Pre-shared keys work in constrained environments but fundamentally contradict the open, dynamic nature of the internet. In the absence of asymmetric post-quantum secure key agreement they may however represent the only viable way forward. 

The Optimal Migration Strategy 

The transition to post-quantum security is not an overnight event. The most practical strategy is incremental migration and crypto-agility, using hybrid protocols that combine classical and post-quantum algorithms until confidence in post-quantum schemes is fully established. 

ML-KEM fits perfectly into this model. Additional post-quantum secure asymmetric key-exchange algorithms such as HQC are still being standardized and will be added to the list in the future. They enable organizations to begin protecting data today against future quantum attacks, including “harvest now, decrypt later” threats, without sacrificing interoperability or performance.

Without crypto agility, transitioning to future algorithms or responding to newly discovered vulnerabilities becomes complex, disruptive, and costly. 

Conclusion 

Quantum computing poses a fundamental challenge to traditional public-key cryptography, creating an urgent need for new, quantum-resistant solutions. While approaches such as quantum key distribution, symmetric-only systems, and pre-shared keys offer partial answers, each falls short as a universal solution. 

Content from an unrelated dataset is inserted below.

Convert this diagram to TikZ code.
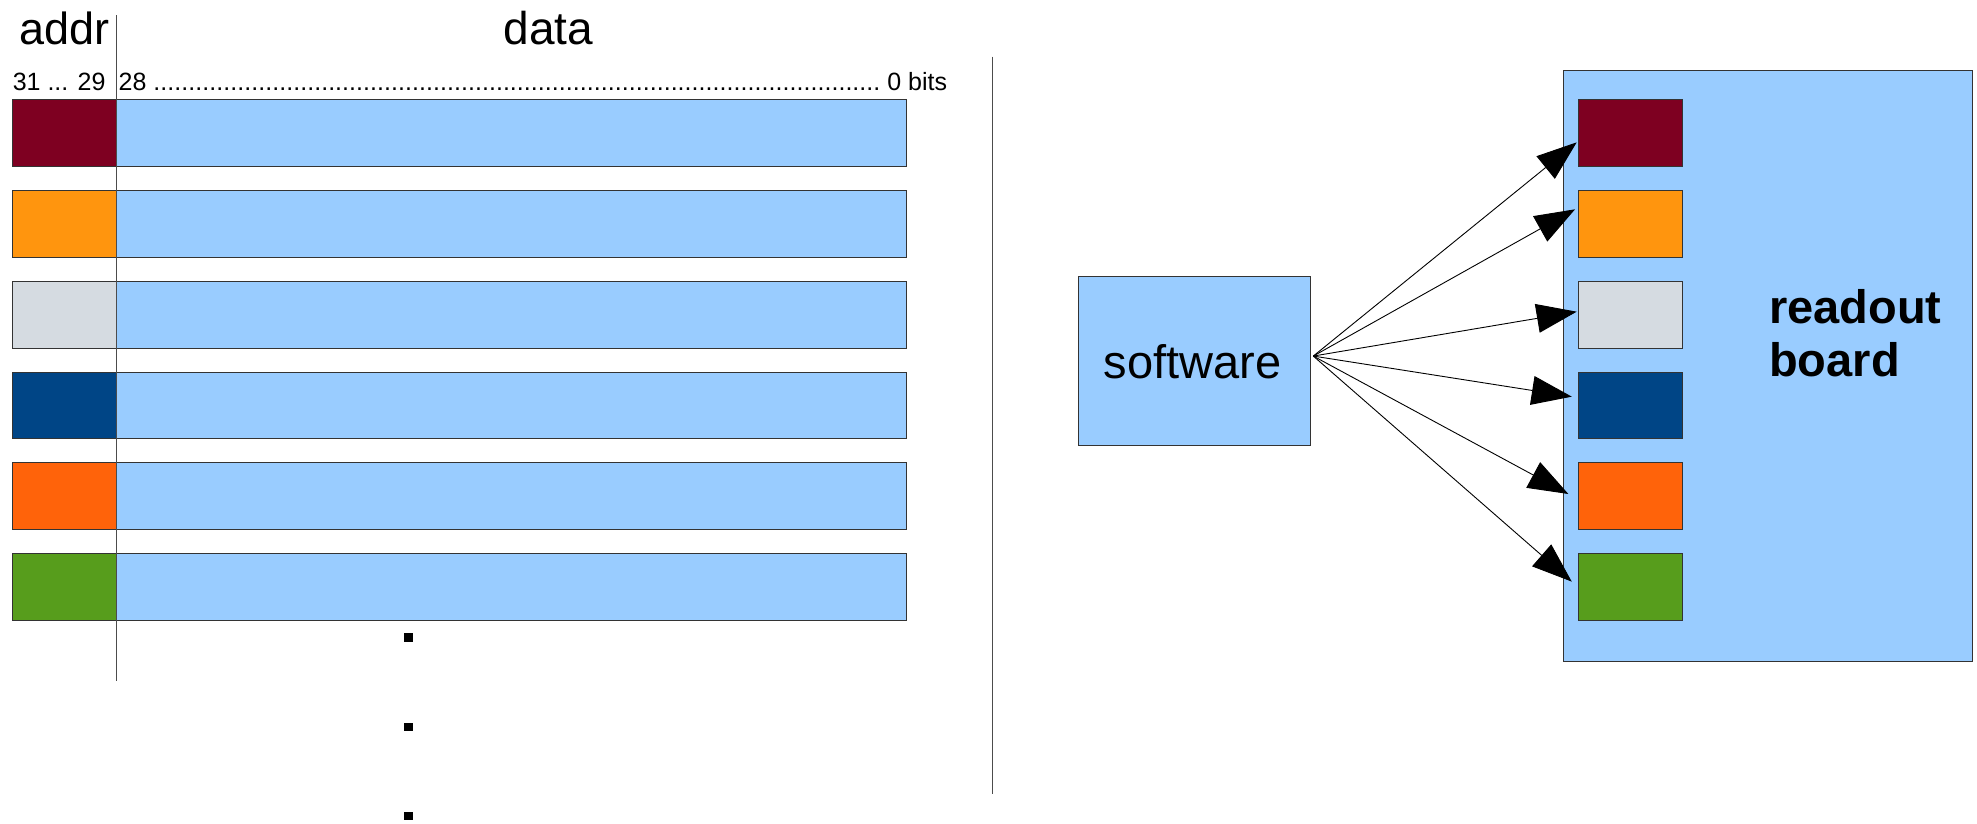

Asymmetric post-quantum cryptography – and the ability to replace it seamlessly over time – emerges as the most practical and scalable path forward. It preserves the core advantages of public-key systems while providing strong resistance to quantum attacks, making it the optimal foundation for secure communication in the post-quantum era. 

The quantum future may still be unfolding, but the time to migrate cryptography deliberately and with agility is now.